Coronavirus / Covid-19 – Auswirkungen auf Franchisevertragsverhältnisse
Das neuartige Coronavirus stellt nicht nur das Gesundheitssystem, sondern auch die gesamte Wirtschaft – natürlich auch die Franchisewirtschaft - vor enorme, bisher so nicht dagewesene Herausforderungen. Mit milliardenschweren Notprogrammen der Bundesregierung sollen Firmenpleiten vermieden und Jobs gesichert werden. Ob einer Bewältigung der Corona-Epedemie eine Wirtschaftskrise folgt, ist nicht vorhersagbar, aber zu befürchten.
Franchisevertragsverhältnisse bieten grundsätzlich gute Chancen, im Verbund mit einem starken Franchisegeber und einem starken Franchiseverbund auf wirtschaftliche Krisensituationen und damit auch auf die Coronavirus-Krise zu reagieren. So kann gerade jetzt die Marktmacht genutzt werden, um vergünstigte Einkaufskonditionen über das Lieferantennetzwerk zu sichern. Die Digitalisierung bietet viele Möglichkeiten, Dienstleistungen (z.B. Beratungen) ohne persönlichen Kontakt zu erbringen. Franchisesysteme können dahingehend angepasst werden. Franchisegeber haben in finanzieller Hinsicht vielfältige Möglichkeiten, ihren Franchisenehmern finanziell unter die Arme zu greifen: Franchisegebühren können gestundet, zeitweise erlassen, reduziert oder feste Franchisegebühren auf ein umsatzabhängiges Modell umgestaltet werden. Franchisegeber können zudem oftmals übergeordnet Marketingmaßnahmen anstoßen, die sich ein einzelner Franchisenehmer selbst nicht leisten könnte.
Allerdings sind diese Maßnahmen - auch aus den berechtigten finanziellen Belangen der Franchisegeber heraus - in ihrer Wirkung und Umsetzbarkeit limitiert. Hinzu kommt, dass gerade Franchisesysteme aus dem Dienstleistungssektor, die auf persönliche Leistungserbringung am Kunden angewiesen sind, in ihren Möglichkeiten zur Anpassung auf die Coronavirus-Krise begrenzt sein können.

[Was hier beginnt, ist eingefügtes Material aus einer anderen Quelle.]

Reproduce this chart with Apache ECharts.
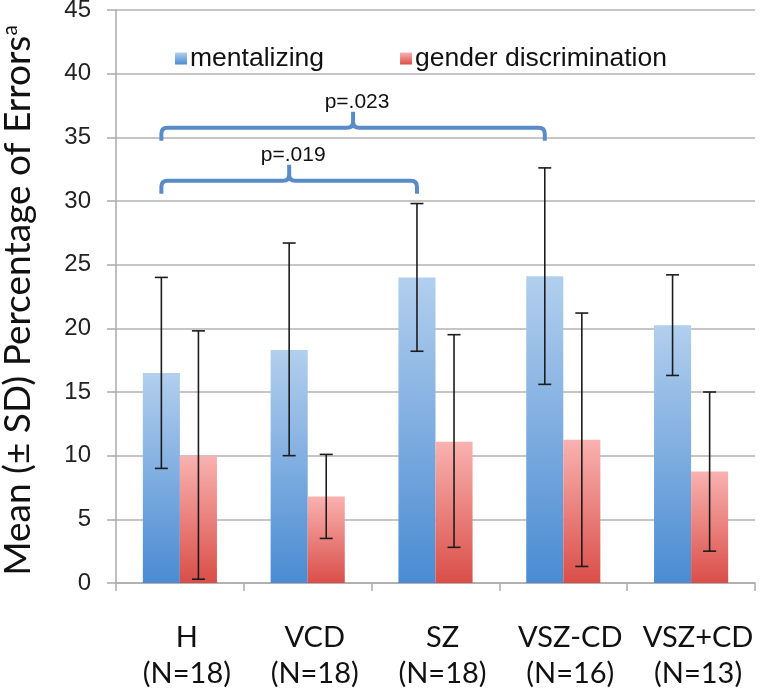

Franchisenehmern und darunter gerade diejenigen, deren Franchise bisher nicht erfolgreich lief und die demzufolge keine Rücklagen für die wohl anstehende Wirtschaftskrise bilden konnten, stellen sich daher die Frage, welche rechtlichen Möglichkeiten sie haben, um mit der sie treffenden wirtschaftlichen Krise umzugehen und insbesondere aus langfristig laufenden Franchiseverträgen herauszukommen. Eine gefestigte Rechtsprechung zu dem Thema gibt es naturgemäß noch nicht. Dennoch stehen zwei zentrale Beendigungstatbestände wirtschaftlich notleidenden Franchisenehmern nicht nur aber gerade in der Coronavirus-Krise zur Verfügung:
Franchisenehmer, die vor der Zahlungsunfähigkeit stehen und die mangels einer positiven Fortführungsprognose (z.B. weil sich die eingangs erwähnten Maßnahmen wie Franchisegebührenerlass oder Systemanpassung nicht umsetzen lassen), kurz vor der Insolvenz stehen, können nach Maßgabe des Einzelfalls den Franchisevertrag aus wichtigem Grund kündigen. Es ist Franchisenehmern in dieser Situation nicht zumutbar, erst in die Insolvenz zu gehen, um insolvenzrechtliche Sonderkündigungstatbestände geltend zu machen, da ihnen dadurch im Hinblick auf einen wirtschaftlichen Neuaufbau die Kreditwürdigkeit abgesprochen werden könnte.
Franchisenehmern, die ihren Franchisevertrag und sonstige finanzielle Verpflichtungen (z.B. durch Quersubventionierungen) zwar zahlungsmäßig noch bedienen können, steht nach Maßgabe des Einzelfalls ein Kündigungsgrund wegen Wegfalls der Geschäftsgrundlage unter dem Aspekt der wirtschaftlichen Unmöglichkeit zu. Dies gilt aber nur ausnahmsweise und für diejenigen Fälle, in denen eine Vertragsanpassung im oben beschriebenen Sinne nicht möglich ist und das Franchisesystem als solches nicht mehr umsetzbar ist.
In jedem Fall ist die vorzeitige Beendigung eines Franchisevertrages als „Ultima Ratio“ nur nach sorgfältiger Abwägung aller Umstände in Betracht zu ziehen. Franchisenehmer sollten sich dabei bewusst sein, dass ein derartiges Vorgehen mit erheblichen Prozessrisiken einhergeht.